- _Input rows_
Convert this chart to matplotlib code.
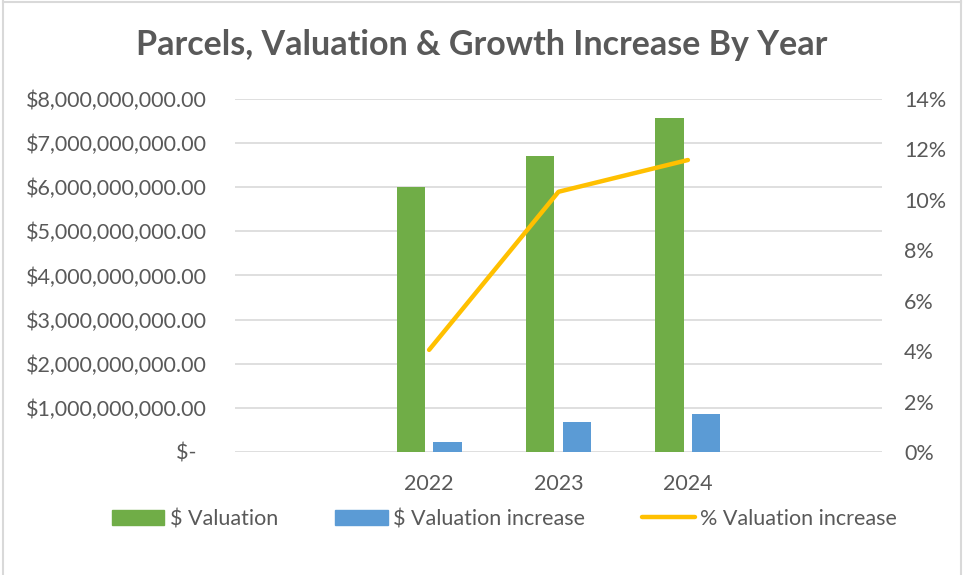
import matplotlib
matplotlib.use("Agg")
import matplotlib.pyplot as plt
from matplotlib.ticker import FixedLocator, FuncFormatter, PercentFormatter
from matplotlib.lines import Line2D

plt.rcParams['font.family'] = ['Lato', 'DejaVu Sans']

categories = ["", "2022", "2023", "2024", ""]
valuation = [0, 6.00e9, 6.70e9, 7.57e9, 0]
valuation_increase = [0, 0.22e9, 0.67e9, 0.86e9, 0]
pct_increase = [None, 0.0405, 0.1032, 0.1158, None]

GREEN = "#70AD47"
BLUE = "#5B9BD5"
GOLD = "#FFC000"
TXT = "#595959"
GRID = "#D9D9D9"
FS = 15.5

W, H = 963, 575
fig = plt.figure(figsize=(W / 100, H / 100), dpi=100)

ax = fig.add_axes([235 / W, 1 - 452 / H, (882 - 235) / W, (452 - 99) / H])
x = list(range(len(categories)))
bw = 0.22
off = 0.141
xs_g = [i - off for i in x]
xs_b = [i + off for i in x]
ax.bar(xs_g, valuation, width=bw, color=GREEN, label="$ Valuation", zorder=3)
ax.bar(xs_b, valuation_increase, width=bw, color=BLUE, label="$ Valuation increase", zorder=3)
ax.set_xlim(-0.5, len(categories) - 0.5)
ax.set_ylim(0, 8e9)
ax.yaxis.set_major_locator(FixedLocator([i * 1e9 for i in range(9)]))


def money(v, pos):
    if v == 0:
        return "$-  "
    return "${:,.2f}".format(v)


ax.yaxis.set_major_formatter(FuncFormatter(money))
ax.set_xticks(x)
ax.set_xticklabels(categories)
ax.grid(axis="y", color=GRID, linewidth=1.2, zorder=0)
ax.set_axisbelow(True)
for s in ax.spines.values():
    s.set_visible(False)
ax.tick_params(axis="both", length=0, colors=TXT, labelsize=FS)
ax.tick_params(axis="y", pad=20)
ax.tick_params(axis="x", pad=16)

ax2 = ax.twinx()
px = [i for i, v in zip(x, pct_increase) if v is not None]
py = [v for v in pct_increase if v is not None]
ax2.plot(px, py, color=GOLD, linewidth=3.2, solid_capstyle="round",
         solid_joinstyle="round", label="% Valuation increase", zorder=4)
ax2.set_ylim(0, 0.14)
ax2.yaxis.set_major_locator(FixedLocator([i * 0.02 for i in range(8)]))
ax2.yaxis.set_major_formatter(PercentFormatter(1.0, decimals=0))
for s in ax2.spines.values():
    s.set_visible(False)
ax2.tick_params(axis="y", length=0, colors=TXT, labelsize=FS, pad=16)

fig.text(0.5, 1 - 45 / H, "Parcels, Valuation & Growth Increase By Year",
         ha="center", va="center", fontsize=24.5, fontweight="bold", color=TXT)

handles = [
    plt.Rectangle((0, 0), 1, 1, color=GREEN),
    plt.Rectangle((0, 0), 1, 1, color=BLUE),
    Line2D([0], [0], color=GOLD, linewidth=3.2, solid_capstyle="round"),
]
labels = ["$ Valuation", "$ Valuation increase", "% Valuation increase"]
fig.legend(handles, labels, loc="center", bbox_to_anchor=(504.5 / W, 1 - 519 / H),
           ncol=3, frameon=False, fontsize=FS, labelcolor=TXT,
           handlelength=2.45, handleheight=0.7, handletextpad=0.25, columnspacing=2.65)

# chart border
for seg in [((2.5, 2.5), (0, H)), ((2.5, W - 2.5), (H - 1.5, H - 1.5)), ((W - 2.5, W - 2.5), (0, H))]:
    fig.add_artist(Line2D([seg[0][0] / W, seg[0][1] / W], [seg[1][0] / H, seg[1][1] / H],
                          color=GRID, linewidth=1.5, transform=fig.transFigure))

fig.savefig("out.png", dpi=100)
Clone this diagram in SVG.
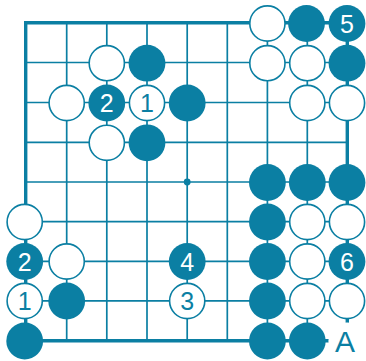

- _What to produce_
All of the lines above should be retyped precisely, apart from the pictures.

- _Answer for the task_
Convert this chart to matplotlib code.
import matplotlib
matplotlib.use("Agg")
import matplotlib.pyplot as plt
from matplotlib.ticker import FixedLocator, FuncFormatter, PercentFormatter
from matplotlib.lines import Line2D

plt.rcParams['font.family'] = ['Lato', 'DejaVu Sans']

categories = ["", "2022", "2023", "2024", ""]
valuation = [0, 6.00e9, 6.70e9, 7.57e9, 0]
valuation_increase = [0, 0.22e9, 0.67e9, 0.86e9, 0]
pct_increase = [None, 0.0405, 0.1032, 0.1158, None]

GREEN = "#70AD47"
BLUE = "#5B9BD5"
GOLD = "#FFC000"
TXT = "#595959"
GRID = "#D9D9D9"
FS = 15.5

W, H = 963, 575
fig = plt.figure(figsize=(W / 100, H / 100), dpi=100)

ax = fig.add_axes([235 / W, 1 - 452 / H, (882 - 235) / W, (452 - 99) / H])
x = list(range(len(categories)))
bw = 0.22
off = 0.141
xs_g = [i - off for i in x]
xs_b = [i + off for i in x]
ax.bar(xs_g, valuation, width=bw, color=GREEN, label="$ Valuation", zorder=3)
ax.bar(xs_b, valuation_increase, width=bw, color=BLUE, label="$ Valuation increase", zorder=3)
ax.set_xlim(-0.5, len(categories) - 0.5)
ax.set_ylim(0, 8e9)
ax.yaxis.set_major_locator(FixedLocator([i * 1e9 for i in range(9)]))


def money(v, pos):
    if v == 0:
        return "$-  "
    return "${:,.2f}".format(v)


ax.yaxis.set_major_formatter(FuncFormatter(money))
ax.set_xticks(x)
ax.set_xticklabels(categories)
ax.grid(axis="y", color=GRID, linewidth=1.2, zorder=0)
ax.set_axisbelow(True)
for s in ax.spines.values():
    s.set_visible(False)
ax.tick_params(axis="both", length=0, colors=TXT, labelsize=FS)
ax.tick_params(axis="y", pad=20)
ax.tick_params(axis="x", pad=16)

ax2 = ax.twinx()
px = [i for i, v in zip(x, pct_increase) if v is not None]
py = [v for v in pct_increase if v is not None]
ax2.plot(px, py, color=GOLD, linewidth=3.2, solid_capstyle="round",
         solid_joinstyle="round", label="% Valuation increase", zorder=4)
ax2.set_ylim(0, 0.14)
ax2.yaxis.set_major_locator(FixedLocator([i * 0.02 for i in range(8)]))
ax2.yaxis.set_major_formatter(PercentFormatter(1.0, decimals=0))
for s in ax2.spines.values():
    s.set_visible(False)
ax2.tick_params(axis="y", length=0, colors=TXT, labelsize=FS, pad=16)

fig.text(0.5, 1 - 45 / H, "Parcels, Valuation & Growth Increase By Year",
         ha="center", va="center", fontsize=24.5, fontweight="bold", color=TXT)

handles = [
    plt.Rectangle((0, 0), 1, 1, color=GREEN),
    plt.Rectangle((0, 0), 1, 1, color=BLUE),
    Line2D([0], [0], color=GOLD, linewidth=3.2, solid_capstyle="round"),
]
labels = ["$ Valuation", "$ Valuation increase", "% Valuation increase"]
fig.legend(handles, labels, loc="center", bbox_to_anchor=(504.5 / W, 1 - 519 / H),
           ncol=3, frameon=False, fontsize=FS, labelcolor=TXT,
           handlelength=2.45, handleheight=0.7, handletextpad=0.25, columnspacing=2.65)

# chart border
for seg in [((2.5, 2.5), (0, H)), ((2.5, W - 2.5), (H - 1.5, H - 1.5)), ((W - 2.5, W - 2.5), (0, H))]:
    fig.add_artist(Line2D([seg[0][0] / W, seg[0][1] / W], [seg[1][0] / H, seg[1][1] / H],
                          color=GRID, linewidth=1.5, transform=fig.transFigure))

fig.savefig("out.png", dpi=100)
Clone this diagram in SVG.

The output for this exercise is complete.